The king, terribly ashamed and afraid for his son’s sanity, offered all manner of honours and rewards for whoever would be able to cure his son, and while many physicians and miracle-workers heeded the summons, none were able to restore the prince.
The king had nearly resigned to sending the crazed princeling to a faraway island when a wise man came and promised the king he would solve the matter of the rooster prince. While skeptic, the king nevertheless thought there is no harm in one more effort.
He was then shocked and enraged when the wise man began undressing. “Are you mocking me?”The king screamed. “I will have you put to death!”
“My liege,” answered the wise man. “Lend me your trust, and you shall have your son back.”
Naked, the wise man crawled under the table and joined the mad prince, pecking at crumbs that fell to the floor. The king and queen stared in disbelief at the couple of madmen under their table, but the wise man had a plan.
When the prince grew accustomed to his fellow rooster, the wise man asked that the royal seamstress bring him clothes for two people. As the wise man was putting on trousers, the prince clucked in objection and said the first words since losing his sanity: “what are you doing? Roosters do not wear clothes!”
“Why not?” Asked the wise man. “Why should I freeze, just because I am a rooster?” and for the first time since he became a rooster, the prince felt the chill of the floor, and he reached for the clothes.
The next day, the wise man asked that the servants bring them apples. When the apples arrived, the wise man grasped one and bit into it. The prince looked at him incredulously: “roosters do not eat with their hands!”
“Why not?”Asked the wise man. “I shouldn’t deny myself the taste of this delicious apple, simply because I am a rooster.”The prince pondered the apple and looked at its glistening red skin, and took an apple in his hand and took a bite.

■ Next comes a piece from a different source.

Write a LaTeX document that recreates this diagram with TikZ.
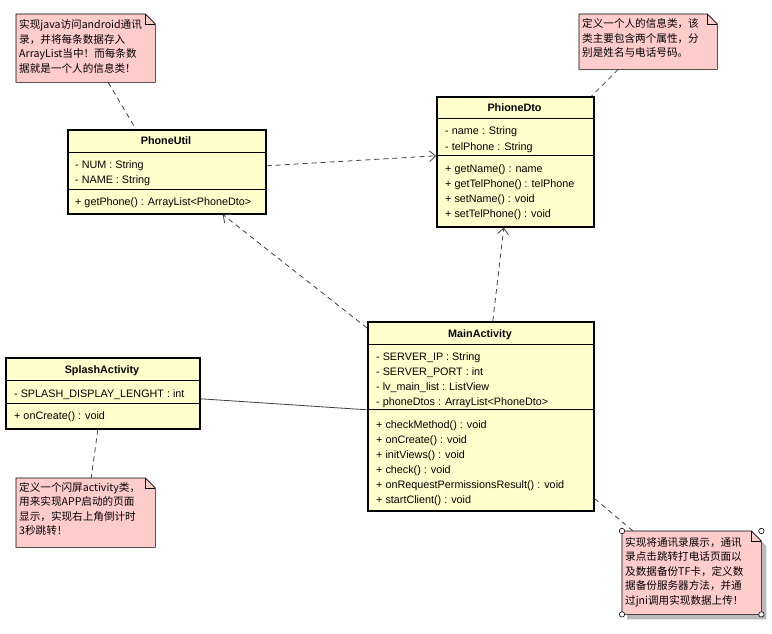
\documentclass[tikz,border=0pt]{standalone}
\usepackage{fontspec}
\setmainfont{Liberation Sans}
\newfontfamily\cjk{Noto Sans CJK SC}
\usepackage{tikz}
\usetikzlibrary{arrows.meta}
\definecolor{ClassFill} {RGB}{255, 255, 204}
\definecolor{NoteFill}  {RGB}{255, 204, 204}
\definecolor{LinkGray}  {RGB}{ 64,  64,  64}
\definecolor{ShadowGray}{RGB}{185, 185, 185}
\newcommand{\drawnote}[1]{%
  \draw[notebox] (#1.south west) -- (#1.north west) -- ([xshift=-10pt]#1.north east)
    -- ([yshift=-10pt]#1.north east) -- (#1.south east) -- cycle;
  \draw[line width=0.6pt] ([xshift=-10pt]#1.north east) -- ([xshift=-10pt,yshift=-10pt]#1.north east)
    -- ([yshift=-10pt]#1.north east);}

\begin{document}
\begin{tikzpicture}[x=1pt, y=-1pt,
  cls/.style={draw, line width=1.6pt, fill=ClassFill, anchor=north west, inner sep=0pt},
  ttl/.style={font=\fontsize{10.8}{13}\selectfont\bfseries, anchor=base, inner sep=0pt},
  mbr/.style={font=\fontsize{10.8}{13}\selectfont, anchor=base west, inner sep=0pt},
  sep/.style={line width=0.8pt},
  note/.style={anchor=north west, inner sep=0pt},
  notebox/.style={draw, line width=0.6pt, fill=NoteFill},
  ntxt/.style={font=\cjk\fontsize{10.6}{13}\selectfont, anchor=base west, inner sep=0pt},
  dep/.style={dash pattern=on 5pt off 4pt, LinkGray, line width=0.8pt},
  arr/.style={dep, -{Straight Barb[length=6pt,width=11pt]}},
  assoc/.style={LinkGray, line width=0.8pt}
]
  \path[use as bounding box, fill=white] (0,0) rectangle (772,634);

  % classes
  \node[cls, minimum width=198pt, minimum height=84pt] (phoneutil) at (67,129) {};
  \draw[sep] ([yshift=-23pt]phoneutil.north west) -- ([yshift=-23pt]phoneutil.north east);
  \draw[sep] ([yshift=-60pt]phoneutil.north west) -- ([yshift=-60pt]phoneutil.north east);
  \node[ttl] (phoneutil-t) at (166,144) {PhoneUtil};
  \foreach \m [count=\i] in {- NUM : String, - NAME : String}
    \node[mbr] (phoneutil-a\i) at (75,{153+15*\i}) {\m};
  \node[mbr] (phoneutil-m1) at (75,205) {+ getPhone() : ArrayList<PhoneDto>};

  \node[cls, minimum width=157pt, minimum height=130pt] (phonedto) at (436,96) {};
  \draw[sep] ([yshift=-22pt]phonedto.north west) -- ([yshift=-22pt]phonedto.north east);
  \draw[sep] ([yshift=-59pt]phonedto.north west) -- ([yshift=-59pt]phonedto.north east);
  \node[ttl] (phonedto-t) at (514.5,111) {PhioneDto};
  \foreach \m [count=\i] in {- name : String, - telPhone : String}
    \node[mbr] (phonedto-a\i) at (445,{120+15*\i}) {\m};
  \foreach \m [count=\i] in {+ getName() : name, + getTelPhone() : telPhone,
                             + setName() : void, + setTelPhone() : void}
    \node[mbr] (phonedto-m\i) at (445,{157+15*\i}) {\m};

  \node[cls, minimum width=226pt, minimum height=189pt] (mainact) at (367,321) {};
  \draw[sep] ([yshift=-23pt]mainact.north west) -- ([yshift=-23pt]mainact.north east);
  \draw[sep] ([yshift=-88pt]mainact.north west) -- ([yshift=-88pt]mainact.north east);
  \node[ttl] (mainact-t) at (480,337) {MainActivity};
  \foreach \m [count=\i] in {- SERVER\_IP : String, - SERVER\_PORT : int,
                             - lv\_main\_list : ListView, - phoneDtos : ArrayList<PhoneDto>}
    \node[mbr] (mainact-a\i) at (376,{345+15*\i}) {\m};
  \foreach \m [count=\i] in {+ checkMethod() : void, + onCreate() : void, + initViews() : void,
                             + check() : void, + onRequestPermissionsResult() : void,
                             + startClient() : void}
    \node[mbr] (mainact-m\i) at (376,{413+15*\i}) {\m};

  \node[cls, minimum width=194pt, minimum height=71pt] (splash) at (5,357) {};
  \draw[sep] ([yshift=-23pt]splash.north west) -- ([yshift=-23pt]splash.north east);
  \draw[sep] ([yshift=-46pt]splash.north west) -- ([yshift=-46pt]splash.north east);
  \node[ttl] (splash-t) at (102,373) {SplashActivity};
  \node[mbr] (splash-a1) at (14,397) {- SPLASH\_DISPLAY\_LENGHT : int};
  \node[mbr] (splash-m1) at (14,419) {+ onCreate() : void};

  % notes
  \node[note, minimum width=139pt, minimum height=68pt] (nUtil) at (16,14) {};
  \drawnote{nUtil}
  \foreach \t [count=\i] in {实现java访问android通讯, 录，并将每条数据存入,
                             ArrayList当中！而每条数, 据就是一个人的信息类！}
    \node[ntxt] (nUtil-\i) at (19,{14.5+14.5*\i}) {\t};

  \node[note, minimum width=138pt, minimum height=55pt] (nDto) at (579,14) {};
  \drawnote{nDto}
  \foreach \t [count=\i] in {定义一个人的信息类，该, 类主要包含两个属性，分, 别是姓名与电话号码。}
    \node[ntxt] (nDto-\i) at (582,{13.5+14.5*\i}) {\t};

  \node[note, minimum width=139pt, minimum height=69pt] (nSplash) at (16,478) {};
  \drawnote{nSplash}
  \foreach \t [count=\i] in {定义一个闪屏activity类，, 用来实现APP启动的页面,
                             显示，实现右上角倒计时, 3秒跳转！}
    \node[ntxt] (nSplash-\i) at (19,{476.5+14.5*\i}) {\t};

  \node[note, minimum width=139pt, minimum height=83pt] (nMain) at (622,531) {};
  \fill[ShadowGray] ([shift={(5pt,-5pt)}]nMain.south west) -- ([shift={(5pt,-5pt)}]nMain.north west)
    -- ([shift={(-5pt,-5pt)}]nMain.north east) -- ([shift={(5pt,-15pt)}]nMain.north east)
    -- ([shift={(5pt,-5pt)}]nMain.south east) -- cycle;
  \drawnote{nMain}
  \foreach \t [count=\i] in {实现将通讯录展示，通讯, 录点击跳转打电话页面以, 及数据备份TF卡，定义数,
                             据备份服务器方法，并通, 过jni调用实现数据上传！}
    \node[ntxt] (nMain-\i) at (625,{531.5+14.5*\i}) {\t};
  \foreach \c in {north west, north east, south west, south east}
    \draw[fill=white, line width=0.6pt] (nMain.\c) circle (2.7pt);

  % links
  \draw[dep] ([xshift=22.5pt]nUtil.south) -- ([xshift=-31pt]phoneutil.north);
  \draw[dep] ([xshift=-30pt]nDto.south) -- ([xshift=-3pt]phonedto.north east);
  \draw[arr] ([yshift=6pt]phoneutil.east) -- ([yshift=6pt]phonedto.west);
  \draw[arr] ([yshift=-7pt]mainact.north west) -- ([xshift=56pt]phoneutil.south);
  \draw[arr] ([xshift=12pt]mainact.north) -- ([xshift=-11.5pt]phonedto.south);
  \draw[assoc] ([yshift=-5.5pt]splash.east) -- ([yshift=6.5pt]mainact.west);
  \draw[dep] ([xshift=-5pt]splash.south) -- ([xshift=5.5pt]nSplash.north);
  \draw[dep] ([yshift=13pt]mainact.south east) -- ([xshift=11pt]nMain.north west);
\end{tikzpicture}
\end{document}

The day after, the wise man asked that the servants set two additional seats next to the table and call for the roosters to be fed as they serve the food. When the servants called for dinnertime, the wise man crawled out from under the table and took a seat. Glancing up at him, the prince said: “roosters do not sit in chairs and eat with the humans!”
“Why not?”Said the wise man. “Why should I endure the cramped space under the table, when I can eat in comfort like humans?” And the prince, after some deliberation, joined them at the table.
And so, every day, the wise man taught the rooster prince to act as humans do until he was completely functionally human, even as he never stopped believing for a moment that he was, in fact, a rooster.
Sometimes, the best way to help a fellow person out is to get down to their level, entering their world, using their logic and world of references in order to help them.
What ways and practices do you employ, if any, to meet others where they are? Is it OK to bring them where you are? Where is the boundary?